All of the children were orphans and “left-behind” children whose parents work outside their poor and isolated home villages in Liangshan Yi autonomous prefecture and Aba Tibetan autonomous prefecture.
Some who viewed the video thought the children might acquire skills at the club that would be helpful in supporting themselves in the future. Others criticized the club for exploiting the children and depriving them of access to an education.
An investigation was launched by the Ministry of Education, Ministry of Civil Affairs and the Sichuan provincial government.
According to Wang, 45 juveniles from Liangshan and Aba were found in the club, including an orphan and 37 children under the age of 16 who should have been in school.
“Now, all of those children have been sent to their home counties in Sichuan through the arrangements of the local government,” Wang said.
Wang said the children have returned to school.
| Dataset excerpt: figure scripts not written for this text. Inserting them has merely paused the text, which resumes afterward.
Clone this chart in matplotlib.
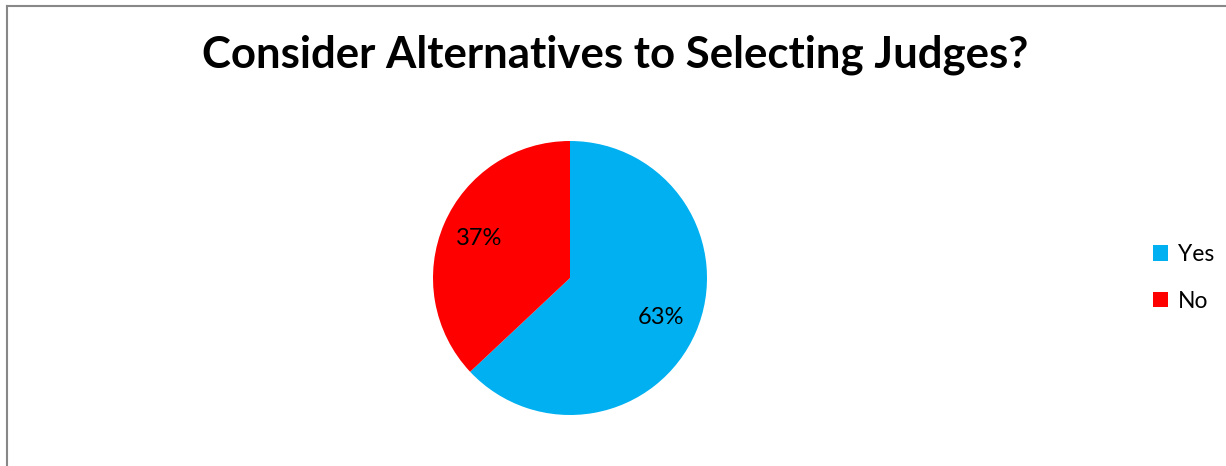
import matplotlib.pyplot as plt
from matplotlib.lines import Line2D

labels = ["Yes", "No"]
shares = [63, 37]
colors = ["#00B0F0", "#FF0000"]
title = "Consider Alternatives to Selecting Judges?"

W, H = 1226, 466
plt.rcParams['font.family'] = ['Lato', 'DejaVu Sans']

fig = plt.figure(figsize=(W / 100, H / 100), dpi=100)

# pie: centre (570, 278) px, radius 137 px
cx, cy, r = 570, 278, 137
ax = fig.add_axes([(cx - r) / W, 1 - (cy + r) / H, 2 * r / W, 2 * r / H])
wedges, texts, autotexts = ax.pie(shares, colors=colors, startangle=90, counterclock=False,
                                  autopct='%d%%', pctdistance=0.72, radius=1,
                                  textprops={'fontsize': 17, 'color': 'black'})
ax.set_xlim(-1, 1)
ax.set_ylim(-1, 1)
ax.set_aspect('equal')

fig.text(615 / W, 1 - 55 / H, title, ha='center', va='center',
         fontsize=31.5, fontweight='bold')

fig.legend(wedges, labels, loc='center left', bbox_to_anchor=(1132 / W, 1 - 278 / H),
           frameon=False, fontsize=16.5, handlelength=0.65, handleheight=0.65,
           handletextpad=0.45, labelspacing=1.12)

# chart area border (top and left edges visible)
fig.add_artist(Line2D([6.5 / W, 1], [1 - 5.5 / H, 1 - 5.5 / H], transform=fig.transFigure,
                      color='#888888', linewidth=1.5))
fig.add_artist(Line2D([6.5 / W, 6.5 / W], [0, 1 - 5.5 / H], transform=fig.transFigure,
                      color='#888888', linewidth=1.5))

fig.savefig("out.png", dpi=100)
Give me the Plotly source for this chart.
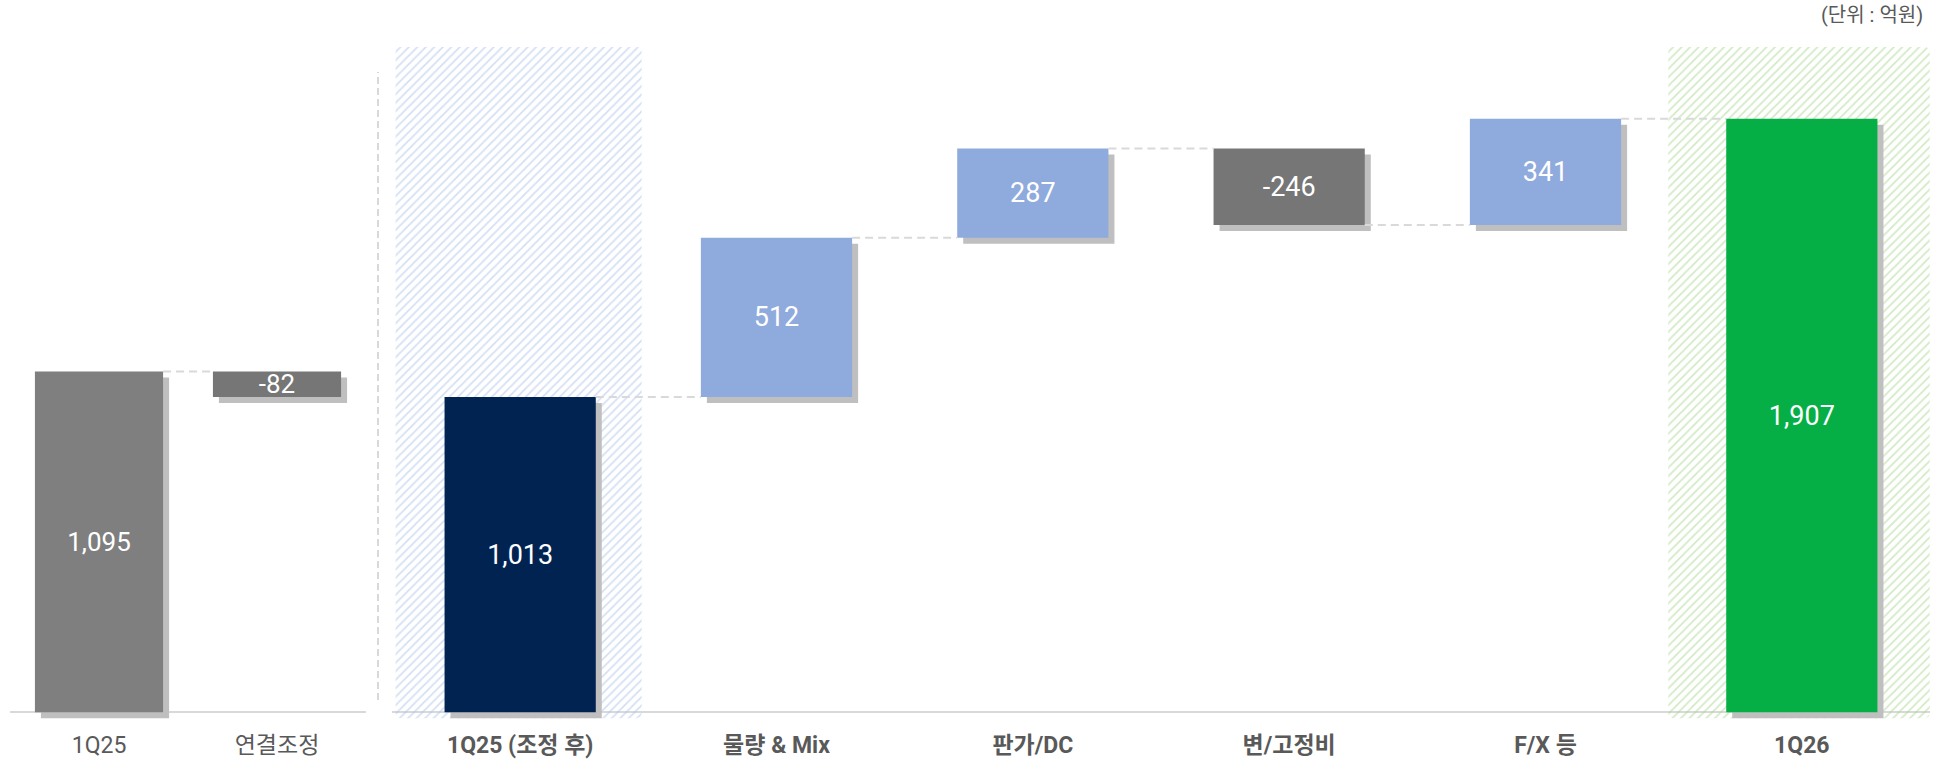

Those who have a keen interest in fighting sports will be sent to special schools that offer regular education in addition to physical training.
“We should strengthen the management of social agencies that provide art and sports training for children. At the same time, we will look into and handle every similar case once it comes to light,” Wang said.
Social agencies that provide art and sports training should get permission from county-level educational authorities first, if they were also to offer compulsory education, Wang said.
According to the Ministry of Education, 93.4 percent of children in 2016 were receiving the required education. The goal is to hit 95 percent in 2020, although problems with higher dropout rates in remote and poor areas of China present challenges to reaching that target, it said.